▶ Request
Print the material below exactly as it stands, please, from its first line to the line holding "mortero_microsilice, mortero_microfibra, mortero_ambos]", with no pictures.

* START Dataset content *

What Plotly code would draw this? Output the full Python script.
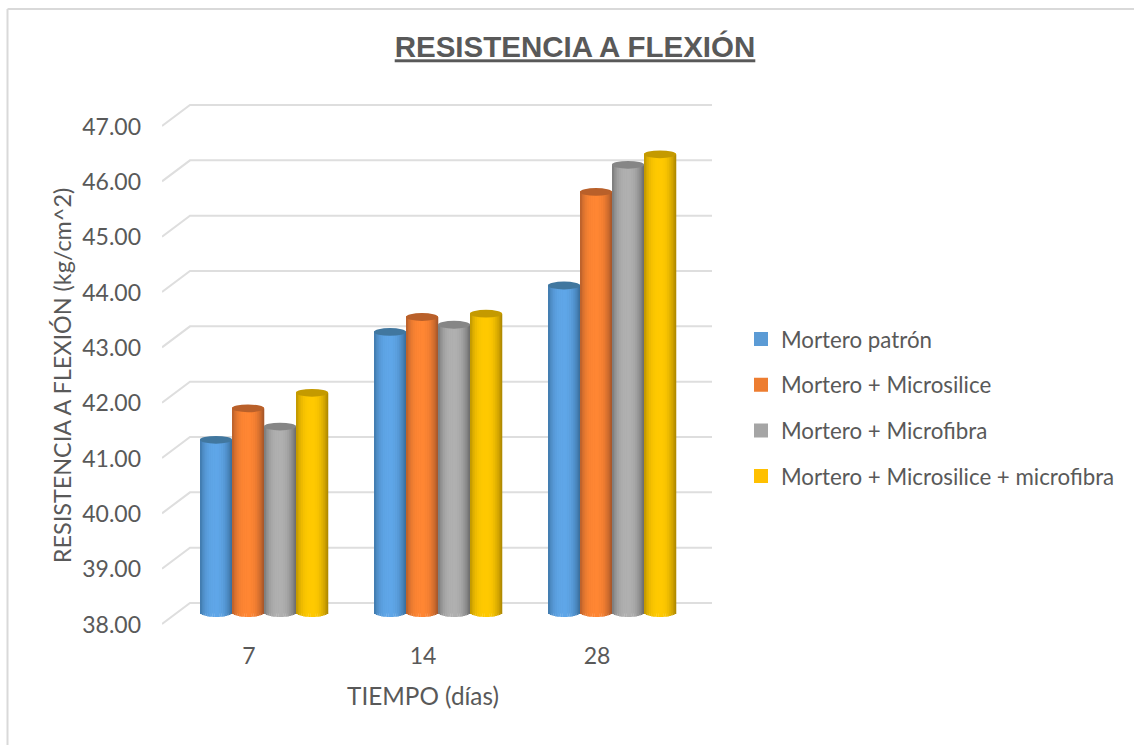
import plotly.graph_objects as go

# Flexural strength of the four mortar mixes at each curing age
categories = ["7", "14", "28"]
series_names = [
    "Mortero patrón",
    "Mortero + Microsilice",
    "Mortero + Microfibra",
    "Mortero + Microsilice + microfibra",
]
mortero_patron = [41.12, 43.07, 43.91]
mortero_microsilice = [41.69, 43.34, 45.60]
mortero_microfibra = [41.36, 43.20, 46.09]
mortero_ambos = [41.97, 43.40, 46.28]
series_values = [mortero_patron, mortero_microsilice, mortero_microfibra, mortero_ambos]

# Legend colour, brightest shade, edge shade and cap shade for each cylinder
legend_colors = ["#5B9BD5", "#ED7D31", "#A5A5A5", "#FFC000"]
centre_colors = ["#5FA6E8", "#FF8633", "#B0B0B0", "#FFC900"]
edge_colors = ["#3A6F9E", "#A8572A", "#6E6E6E", "#B08A00"]
cap_colors = ["#41779F", "#B9602A", "#868686", "#C49A00"]

W, H = 1134, 745
Y_MIN, Y_MAX = 38, 47
PX_PER_UNIT = 498 / (Y_MAX - Y_MIN)
PX_PER_CAT = 174
BAR_PX = 32
CAP_PX = 3.9
BASE_PX = 4.5
STRIPS = 18


def fx(px):
    return px / W


def fy(px):
    return 1 - px / H


def hex_mix(a, b, t):
    ca = [int(a[i:i + 2], 16) for i in (1, 3, 5)]
    cb = [int(b[i:i + 2], 16) for i in (1, 3, 5)]
    return "#" + "".join(f"{round(p + (q - p) * t):02x}" for p, q in zip(ca, cb))


fig = go.Figure()

# Walls: each level runs up the slanted side wall, then straight along the back wall
depth_x = 28 / PX_PER_CAT
depth_y = 21 / PX_PER_UNIT
wall_pad = 3 / PX_PER_UNIT
wall_x, wall_y = [], []
for v in range(Y_MIN, Y_MAX + 1):
    wall_x += [-0.5 - depth_x, -0.5, 2.5, None]
    wall_y += [v - depth_y, v, v, None]
fig.add_trace(go.Scatter(
    x=wall_x, y=wall_y, mode="lines", line=dict(color="#DEDEDE", width=2),
    showlegend=False, hoverinfo="skip", xaxis="x", yaxis="y",
))

# Front plane: only carries the axis labels and titles
fig.add_trace(go.Scatter(
    x=[0, 1, 2], y=[Y_MIN, Y_MIN, Y_MIN], mode="markers", marker=dict(opacity=0),
    showlegend=False, hoverinfo="skip", xaxis="x2", yaxis="y2",
))

# Cylinders: a flat base bar per series with shaded strips laid over it
half = BAR_PX / PX_PER_CAT / 2
for s, (name, values) in enumerate(zip(series_names, series_values)):
    centre = (s - 1.5) * BAR_PX / PX_PER_CAT
    core = (BAR_PX - 2) / PX_PER_CAT
    fig.add_trace(go.Bar(
        x=[0, 1, 2], y=[v - Y_MIN for v in values], base=Y_MIN, name=name,
        width=core, offset=centre - core / 2,
        marker=dict(color=legend_colors[s], line=dict(color=legend_colors[s], width=2)),
        legendgroup=name, xaxis="x3", yaxis="y3",
    ))
    dw = 2 * half / STRIPS
    for k in range(STRIPS):
        t = -1 + (2 * k + 1) / STRIPS
        bulge = (1 - t * t) ** 0.5 * BASE_PX / PX_PER_UNIT
        base = Y_MIN - bulge
        light = 1 - abs(t + 0.05) ** 2.6
        fig.add_trace(go.Bar(
            x=[0, 1, 2], y=[v - base for v in values], base=base,
            width=dw * 1.15, offset=centre - half + k * dw,
            marker=dict(color=hex_mix(edge_colors[s], centre_colors[s], light), line=dict(width=0)),
            legendgroup=name, showlegend=False, hoverinfo="skip", xaxis="x3", yaxis="y3",
        ))
    for c, v in enumerate(values):
        x_mid = c + centre
        dy = CAP_PX / PX_PER_UNIT
        fig.add_shape(
            type="circle", xref="x3", yref="y3", x0=x_mid - half, x1=x_mid + half,
            y0=v - dy, y1=v + dy, fillcolor=cap_colors[s], line=dict(width=0), layer="above",
        )

pad = 0.2
fig.update_layout(
    width=W, height=H, margin=dict(l=0, r=0, t=0, b=0, autoexpand=False), autosize=False,
    paper_bgcolor="white", plot_bgcolor="rgba(0,0,0,0)", barmode="overlay",
    font=dict(family="Lato, sans-serif", color="#595959", size=23),
    xaxis=dict(domain=[fx(162), fx(712)], range=[-0.5 - depth_x, 2.5], visible=False, anchor="y"),
    yaxis=dict(
        domain=[fy(627), fy(102)], range=[Y_MIN - depth_y - wall_pad, Y_MAX + wall_pad],
        visible=False, anchor="x",
    ),
    xaxis2=dict(
        domain=[fx(162), fx(684)], range=[-0.5, 2.5], tickmode="array", tickvals=[0, 1, 2],
        ticktext=categories, showgrid=False, zeroline=False, showline=False, ticks="",
        ticklen=0, ticklabelstandoff=15, tickfont=dict(size=23), anchor="y2",
        title=dict(text="TIEMPO (días)", font=dict(size=24.3), standoff=20),
    ),
    yaxis2=dict(
        domain=[fy(624.5), fy(126.5)], range=[Y_MIN, Y_MAX], dtick=1, tickformat=".2f",
        showgrid=False, zeroline=False, showline=False, ticks="", ticklabelstandoff=20,
        tickfont=dict(size=23), anchor="x2",
        title=dict(text="RESISTENCIA A FLEXIÓN (kg/cm^2)", font=dict(size=23.4), standoff=4),
    ),
    xaxis3=dict(domain=[fx(177), fx(699)], range=[-0.5, 2.5], visible=False, anchor="y3"),
    yaxis3=dict(
        domain=[fy(612.5 + pad * PX_PER_UNIT), fy(114.5 - pad * PX_PER_UNIT)],
        range=[Y_MIN - pad, Y_MAX + pad], visible=False, anchor="x3",
    ),
    title=dict(
        text="<u>RESISTENCIA A FLEXIÓN</u>", x=fx(575), xanchor="center", y=fy(47), yanchor="middle",
        font=dict(family="Liberation Sans, Arial, sans-serif", size=29.5, color="#595959", weight="bold"),
    ),
    legend=dict(
        x=fx(741), y=fy(318), xanchor="left", yanchor="top", tracegroupgap=13.7,
        font=dict(size=22.3, color="#595959"), bgcolor="rgba(0,0,0,0)", itemclick=False, itemdoubleclick=False,
    ),
    shapes=list(fig.layout.shapes) + [
        dict(type="line", xref="paper", yref="paper", x0=fx(7.5), x1=fx(7.5), y0=fy(9), y1=fy(745),
             line=dict(color="#D9D9D9", width=2)),
        dict(type="line", xref="paper", yref="paper", x0=fx(7.5), x1=fx(1134), y0=fy(9), y1=fy(9),
             line=dict(color="#D9D9D9", width=2)),
    ],
)

fig.write_html("out.html")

* END Dataset content *

▶ Task response
What Plotly code would draw this? Output the full Python script.
import plotly.graph_objects as go

# Flexural strength of the four mortar mixes at each curing age
categories = ["7", "14", "28"]
series_names = [
    "Mortero patrón",
    "Mortero + Microsilice",
    "Mortero + Microfibra",
    "Mortero + Microsilice + microfibra",
]
mortero_patron = [41.12, 43.07, 43.91]
mortero_microsilice = [41.69, 43.34, 45.60]
mortero_microfibra = [41.36, 43.20, 46.09]
mortero_ambos = [41.97, 43.40, 46.28]
series_values = [mortero_patron, mortero_microsilice, mortero_microfibra, mortero_ambos]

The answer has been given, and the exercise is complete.